(Material for this task):

************

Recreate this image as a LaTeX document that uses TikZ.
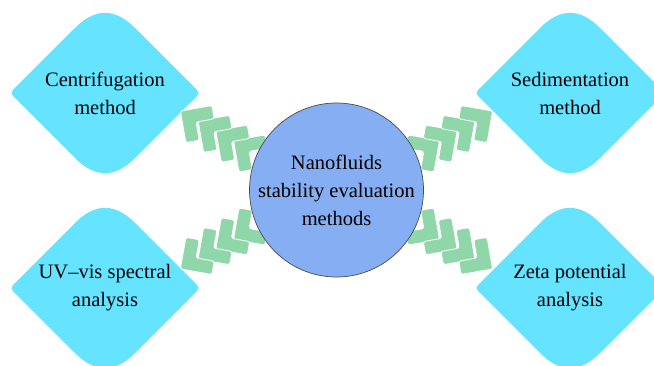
\documentclass[tikz,border=0pt]{standalone}
\usepackage{fontspec}
\setmainfont{Liberation Serif}
\usetikzlibrary{calc}
\definecolor{diafill}{HTML}{66E3FF}
\definecolor{circfill}{HTML}{86AEF2}
\definecolor{chevfill}{HTML}{8FD6A9}
\begin{document}
\begin{tikzpicture}[x=1pt,y=1pt,
  lbl/.style={align=center,font=\fontsize{20.5}{28}\selectfont,inner sep=0pt,text=black},
  circ/.style={circle,fill=circfill,draw=black!70,line width=0.7pt,minimum size=174pt,inner sep=0pt},
  diam/.pic={\fill[diafill] (-92,3) -- (-29.7,65.3) .. controls (-9.9,85.1) and (9.9,85.1) .. (29.7,65.3) -- (92,3) .. controls (94,1) and (94,-1) .. (92,-3) -- (29.7,-65.3) .. controls (9.9,-85.1) and (-9.9,-85.1) .. (-29.7,-65.3) -- (-92,-3) .. controls (-94,-1) and (-94,1) .. (-92,3) -- cycle;},
  chev/.pic={\fill[chevfill,draw=white,line width=0.8pt,rounded corners=2.2pt] (0,0) -- (32,0) -- (32,13.5) -- (13.5,13.5) -- (13.5,32) -- (0,32) -- cycle;}]
\useasboundingbox (0,0) rectangle (654,365);
\fill[white] (0,0) rectangle (654,365);
\clip (0,0) rectangle (654,365);
% diamonds
\pic at (105,272) {diam};
\pic at (570,272) {diam};
\pic at (105,77) {diam};
\pic at (570,77) {diam};
\node[lbl] (cent) at (105,272) {Centrifugation\\method};
\node[lbl] (sed) at (570,272) {Sedimentation\\method};
\node[lbl] (uv) at (105,77) {UV–vis spectral\\analysis};
\node[lbl] (zeta) at (570,77) {Zeta potential\\analysis};
% chevrons
\coordinate (cc) at (336.5,175);
\foreach \i in {0,...,3} {
  \pic[rotate=-80] at ($(cc)+(-103-17.7*\i,49.5+9.8*\i)$) {chev};
  \pic[rotate=-190] at ($(cc)+(103+17.7*\i,49.5+9.8*\i)$) {chev};
  \pic[rotate=-10] at ($(cc)+(-103-17.7*\i,-49.5-9.8*\i)$) {chev};
  \pic[rotate=100] at ($(cc)+(103+17.7*\i,-49.5-9.8*\i)$) {chev};
}
% centre
\node[circ,lbl] (c) at (cc) {Nanofluids\\stability evaluation\\methods};
\end{tikzpicture}
\end{document}
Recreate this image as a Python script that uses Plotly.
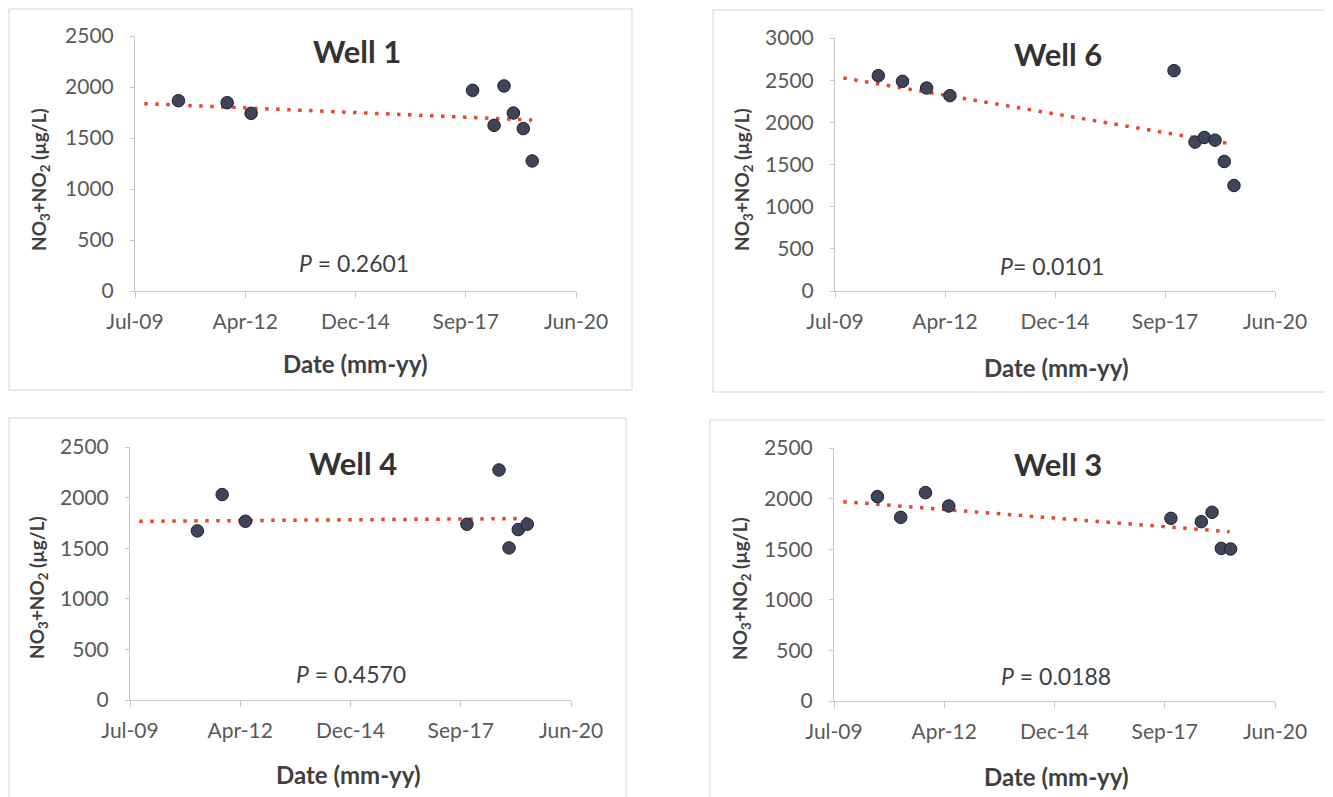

************

Your task is to transcribe all of the records precisely, with no images included.

Recreate this image as a LaTeX document that uses TikZ.
\documentclass[tikz,border=0pt]{standalone}
\usepackage{fontspec}
\setmainfont{Liberation Serif}
\usetikzlibrary{calc}
\definecolor{diafill}{HTML}{66E3FF}
\definecolor{circfill}{HTML}{86AEF2}
\definecolor{chevfill}{HTML}{8FD6A9}
\begin{document}
\begin{tikzpicture}[x=1pt,y=1pt,
  lbl/.style={align=center,font=\fontsize{20.5}{28}\selectfont,inner sep=0pt,text=black},
  circ/.style={circle,fill=circfill,draw=black!70,line width=0.7pt,minimum size=174pt,inner sep=0pt},
  diam/.pic={\fill[diafill] (-92,3) -- (-29.7,65.3) .. controls (-9.9,85.1) and (9.9,85.1) .. (29.7,65.3) -- (92,3) .. controls (94,1) and (94,-1) .. (92,-3) -- (29.7,-65.3) .. controls (9.9,-85.1) and (-9.9,-85.1) .. (-29.7,-65.3) -- (-92,-3) .. controls (-94,-1) and (-94,1) .. (-92,3) -- cycle;},
  chev/.pic={\fill[chevfill,draw=white,line width=0.8pt,rounded corners=2.2pt] (0,0) -- (32,0) -- (32,13.5) -- (13.5,13.5) -- (13.5,32) -- (0,32) -- cycle;}]
\useasboundingbox (0,0) rectangle (654,365);
\fill[white] (0,0) rectangle (654,365);
\clip (0,0) rectangle (654,365);
% diamonds
\pic at (105,272) {diam};
\pic at (570,272) {diam};
\pic at (105,77) {diam};
\pic at (570,77) {diam};
\node[lbl] (cent) at (105,272) {Centrifugation\\method};
\node[lbl] (sed) at (570,272) {Sedimentation\\method};
\node[lbl] (uv) at (105,77) {UV–vis spectral\\analysis};
\node[lbl] (zeta) at (570,77) {Zeta potential\\analysis};
% chevrons
\coordinate (cc) at (336.5,175);
\foreach \i in {0,...,3} {
  \pic[rotate=-80] at ($(cc)+(-103-17.7*\i,49.5+9.8*\i)$) {chev};
  \pic[rotate=-190] at ($(cc)+(103+17.7*\i,49.5+9.8*\i)$) {chev};
  \pic[rotate=-10] at ($(cc)+(-103-17.7*\i,-49.5-9.8*\i)$) {chev};
  \pic[rotate=100] at ($(cc)+(103+17.7*\i,-49.5-9.8*\i)$) {chev};
}
% centre
\node[circ,lbl] (c) at (cc) {Nanofluids\\stability evaluation\\methods};
\end{tikzpicture}
\end{document}
Recreate this image as a Python script that uses Plotly.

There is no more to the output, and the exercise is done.